Selectmen then have final say in who will step in as town manager, she said.

“Once we turn in the finalists, the committee’s work is done and the selectmen take over,” Hall said. “It’s up to them to pick the key person, if they feel they have the right person.”

She said while the committee is not moving slowly time-wise, members are taking time to thoroughly check into each candidate, despite some public unrest over the vacant position.

“Framingham is such an important hub in Massachusetts, and a person for that position has such an important role, so we just want to take our time and make sure we get the absolute best person for the job,” Hall said. “Hopefully that person will be there for a long time.

“We want to bring forth the absolute best candidates we can find for the position. That takes priority over expediting things.”

Hall said there was no way of knowing if the number of applications were relatively large, small, or average.

“People qualified [for the job] already work in local government, and sometimes elections change the composition of boards they report to, which influences things. Timing is very important,” she said. “We would rather have smaller pool of highly qualified people than a large pool with people not having the skills we’re looking for.”

Hall also said the magnitude of the town manager job slims the pool down dramatically.

“Framingham is the largest town in the state of Massachusetts, and requires a strong candidate,” she said. “We’re looking at people with the kinds of qualifications and skills that Framingham needs, so that could reduce the applicant pool to some degree.”

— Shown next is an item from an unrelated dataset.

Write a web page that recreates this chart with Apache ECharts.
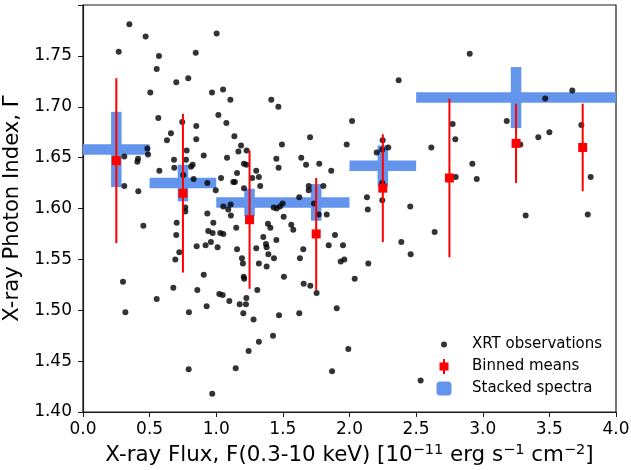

Hall said that some applicants have showed enthusiasm for the position, adding that Framingham offers certain experience that other towns do not.

“This requires more skill and experience and expertise than other communities throughout the state,” she said.

Hall said the right candidate would have a mix of skills in communication, management, business, strategic planning, and municipal experience.

“It’s all these skills coming together to be able to be successful in this position,” Hall said. “It’s such a great opportunity for someone ready to take all experience they had in their career, and use them in a community with great opportunity at a higher level.”

In a notice sent out on his last day, Suso outlined the peaks of working for Framingham for five and a half years, including working with department heads, the School Committee, and watching citizens interact with local government.

"As a credentialed professional municipal manager, I thank the Board of Selectmen for the opportunity you have afforded me to serve," Suso wrote. "It has been a privilege to work diligently on behalf of the Town’s taxpayers in maintaining the responsible cost-containment and collaborative management initiatives which have been underway through this unprecedented period of prolonged economic recession."